## [EXERCISE INSTRUCTIONS]
Write the data below out exactly as it stands. Do not include the pictures.

** Begin DATASET SECTION **

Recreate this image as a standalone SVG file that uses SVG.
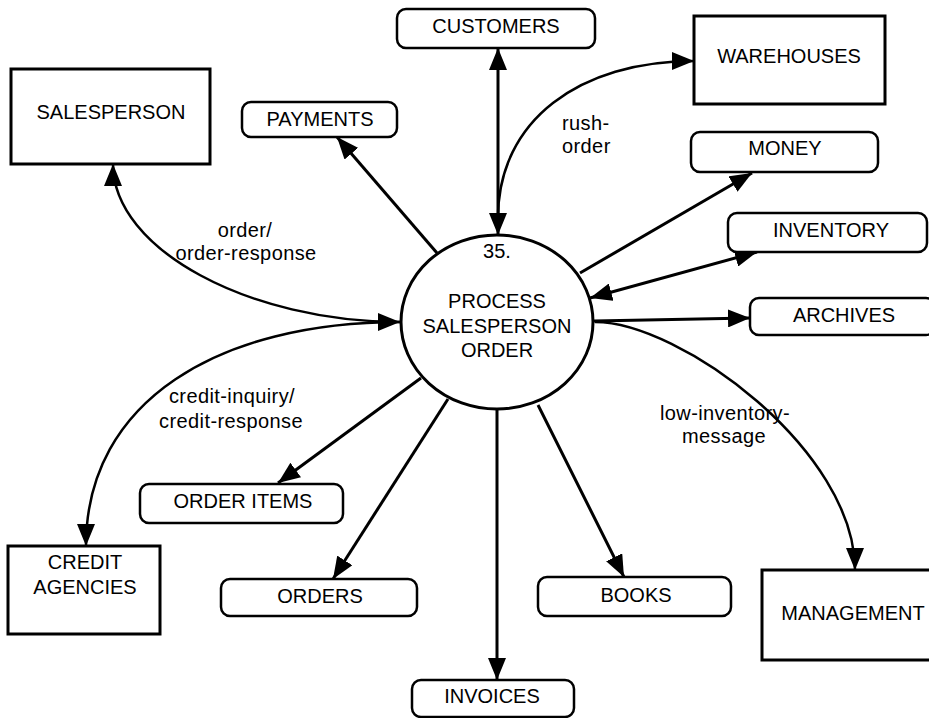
<svg xmlns="http://www.w3.org/2000/svg" width="929" height="718" viewBox="0 0 929 718">
<style>
text{font-family:"Liberation Sans",Arial,sans-serif;font-size:20px;fill:#000;text-anchor:middle}
.lbl{letter-spacing:0.4px}
.start{text-anchor:start}
.box{fill:#fff;stroke:#000;stroke-width:3}
.store{fill:#fff;stroke:#000;stroke-width:2.5}
.proc{fill:#fff;stroke:#000;stroke-width:3}
.flow{fill:none;stroke:#000;stroke-width:3}
.curve{fill:none;stroke:#000;stroke-width:2.5}
</style>
<defs>
<marker id="ah" viewBox="0 0 22 18" refX="22" refY="9" markerWidth="22" markerHeight="18" markerUnits="userSpaceOnUse" orient="auto-start-reverse"><path d="M0,0 L22,9 L0,18 z" fill="#000"/></marker>
</defs>
<rect width="929" height="718" fill="#fff"/>
<g id="connectors">
<path class="curve" d="M113 164 C113 250 250 322 400 322" marker-start="url(#ah)" marker-end="url(#ah)"/>
<path class="curve" d="M400 322 C220 322 86 400 86 546" marker-end="url(#ah)"/>
<path class="flow" d="M437 253 L337 137" marker-end="url(#ah)"/>
<path class="flow" d="M498 48 L498 235" marker-start="url(#ah)" marker-end="url(#ah)"/>
<path class="curve" d="M498 218 C498 120 580 61 694 61" marker-end="url(#ah)"/>
<path class="flow" d="M580 273 L752 173" marker-end="url(#ah)"/>
<path class="flow" d="M590 298 L757 252" marker-start="url(#ah)" marker-end="url(#ah)"/>
<path class="flow" d="M594 321 L750 318" marker-end="url(#ah)"/>
<path class="curve" d="M595 322 C680 322 855 450 855 570" marker-end="url(#ah)"/>
<path class="flow" d="M538 405 L624 577" marker-end="url(#ah)"/>
<path class="flow" d="M497 410 L497 680" marker-end="url(#ah)"/>
<path class="flow" d="M448 399 L333 579" marker-end="url(#ah)"/>
<path class="flow" d="M421 378 L278 483" marker-end="url(#ah)"/>
<text class="lbl" x="245" y="237">order/</text>
<text class="lbl" x="246" y="260">order-response</text>
<text class="lbl" x="232" y="403">credit-inquiry/</text>
<text class="lbl" x="231" y="428">credit-response</text>
<text class="lbl start" x="562" y="130">rush-</text>
<text class="lbl start" x="562" y="153">order</text>
<text class="lbl" x="725" y="420">low-inventory-</text>
<text class="lbl" x="724" y="443">message</text>
</g>
<g id="process">
<ellipse class="proc" cx="497" cy="322" rx="96" ry="87"/>
<text x="497" y="258">35.</text>
<text x="497" y="308">PROCESS</text>
<text x="497" y="333">SALESPERSON</text>
<text x="497" y="357">ORDER</text>
</g>
<g id="salesperson"><rect class="box" x="11" y="69" width="199" height="95"/><text x="111" y="119">SALESPERSON</text></g>
<g id="payments"><rect class="store" x="242" y="102" width="155" height="35" rx="9"/><text x="320" y="126">PAYMENTS</text></g>
<g id="customers"><rect class="store" x="397" y="9" width="198" height="39" rx="9"/><text x="496" y="33">CUSTOMERS</text></g>
<g id="warehouses"><rect class="box" x="694" y="16" width="191" height="88"/><text x="789" y="63">WAREHOUSES</text></g>
<g id="money"><rect class="store" x="691" y="132" width="187" height="40" rx="9"/><text x="785" y="155">MONEY</text></g>
<g id="inventory"><rect class="store" x="728" y="213" width="199" height="39" rx="9"/><text x="831" y="237">INVENTORY</text></g>
<g id="archives"><rect class="store" x="750" y="298" width="185" height="37" rx="9"/><text x="844" y="322">ARCHIVES</text></g>
<g id="management"><rect class="box" x="762" y="570" width="185" height="90"/><text x="853" y="620">MANAGEMENT</text></g>
<g id="books"><rect class="store" x="538" y="577" width="193" height="39" rx="9"/><text x="636" y="602">BOOKS</text></g>
<g id="invoices"><rect class="store" x="412" y="680" width="162" height="37" rx="9"/><text x="492" y="703">INVOICES</text></g>
<g id="orders"><rect class="store" x="221" y="579" width="196" height="37" rx="9"/><text x="320" y="603">ORDERS</text></g>
<g id="order-items"><rect class="store" x="140" y="484" width="203" height="39" rx="9"/><text x="243" y="508">ORDER ITEMS</text></g>
<g id="credit-agencies"><rect class="box" x="8" y="546" width="152" height="88"/><text x="85" y="569">CREDIT</text><text x="85" y="594">AGENCIES</text></g>
</svg>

** End DATASET SECTION **

## [SOLUTION TO THIS PROBLEM]
Recreate this image as a standalone SVG file that uses SVG.
<svg xmlns="http://www.w3.org/2000/svg" width="929" height="718" viewBox="0 0 929 718">
<style>
text{font-family:"Liberation Sans",Arial,sans-serif;font-size:20px;fill:#000;text-anchor:middle}
.lbl{letter-spacing:0.4px}
.start{text-anchor:start}
.box{fill:#fff;stroke:#000;stroke-width:3}
.store{fill:#fff;stroke:#000;stroke-width:2.5}
.proc{fill:#fff;stroke:#000;stroke-width:3}
.flow{fill:none;stroke:#000;stroke-width:3}
.curve{fill:none;stroke:#000;stroke-width:2.5}
</style>
<defs>
<marker id="ah" viewBox="0 0 22 18" refX="22" refY="9" markerWidth="22" markerHeight="18" markerUnits="userSpaceOnUse" orient="auto-start-reverse"><path d="M0,0 L22,9 L0,18 z" fill="#000"/></marker>
</defs>
<rect width="929" height="718" fill="#fff"/>
<g id="connectors">
<path class="curve" d="M113 164 C113 250 250 322 400 322" marker-start="url(#ah)" marker-end="url(#ah)"/>
<path class="curve" d="M400 322 C220 322 86 400 86 546" marker-end="url(#ah)"/>
<path class="flow" d="M437 253 L337 137" marker-end="url(#ah)"/>
<path class="flow" d="M498 48 L498 235" marker-start="url(#ah)" marker-end="url(#ah)"/>
<path class="curve" d="M498 218 C498 120 580 61 694 61" marker-end="url(#ah)"/>
<path class="flow" d="M580 273 L752 173" marker-end="url(#ah)"/>
<path class="flow" d="M590 298 L757 252" marker-start="url(#ah)" marker-end="url(#ah)"/>
<path class="flow" d="M594 321 L750 318" marker-end="url(#ah)"/>
<path class="curve" d="M595 322 C680 322 855 450 855 570" marker-end="url(#ah)"/>
<path class="flow" d="M538 405 L624 577" marker-end="url(#ah)"/>
<path class="flow" d="M497 410 L497 680" marker-end="url(#ah)"/>
<path class="flow" d="M448 399 L333 579" marker-end="url(#ah)"/>
<path class="flow" d="M421 378 L278 483" marker-end="url(#ah)"/>
<text class="lbl" x="245" y="237">order/</text>
<text class="lbl" x="246" y="260">order-response</text>
<text class="lbl" x="232" y="403">credit-inquiry/</text>
<text class="lbl" x="231" y="428">credit-response</text>
<text class="lbl start" x="562" y="130">rush-</text>
<text class="lbl start" x="562" y="153">order</text>
<text class="lbl" x="725" y="420">low-inventory-</text>
<text class="lbl" x="724" y="443">message</text>
</g>
<g id="process">
<ellipse class="proc" cx="497" cy="322" rx="96" ry="87"/>
<text x="497" y="258">35.</text>
<text x="497" y="308">PROCESS</text>
<text x="497" y="333">SALESPERSON</text>
<text x="497" y="357">ORDER</text>
</g>
<g id="salesperson"><rect class="box" x="11" y="69" width="199" height="95"/><text x="111" y="119">SALESPERSON</text></g>
<g id="payments"><rect class="store" x="242" y="102" width="155" height="35" rx="9"/><text x="320" y="126">PAYMENTS</text></g>
<g id="customers"><rect class="store" x="397" y="9" width="198" height="39" rx="9"/><text x="496" y="33">CUSTOMERS</text></g>
<g id="warehouses"><rect class="box" x="694" y="16" width="191" height="88"/><text x="789" y="63">WAREHOUSES</text></g>
<g id="money"><rect class="store" x="691" y="132" width="187" height="40" rx="9"/><text x="785" y="155">MONEY</text></g>
<g id="inventory"><rect class="store" x="728" y="213" width="199" height="39" rx="9"/><text x="831" y="237">INVENTORY</text></g>
<g id="archives"><rect class="store" x="750" y="298" width="185" height="37" rx="9"/><text x="844" y="322">ARCHIVES</text></g>
<g id="management"><rect class="box" x="762" y="570" width="185" height="90"/><text x="853" y="620">MANAGEMENT</text></g>
<g id="books"><rect class="store" x="538" y="577" width="193" height="39" rx="9"/><text x="636" y="602">BOOKS</text></g>
<g id="invoices"><rect class="store" x="412" y="680" width="162" height="37" rx="9"/><text x="492" y="703">INVOICES</text></g>
<g id="orders"><rect class="store" x="221" y="579" width="196" height="37" rx="9"/><text x="320" y="603">ORDERS</text></g>
<g id="order-items"><rect class="store" x="140" y="484" width="203" height="39" rx="9"/><text x="243" y="508">ORDER ITEMS</text></g>
<g id="credit-agencies"><rect class="box" x="8" y="546" width="152" height="88"/><text x="85" y="569">CREDIT</text><text x="85" y="594">AGENCIES</text></g>
</svg>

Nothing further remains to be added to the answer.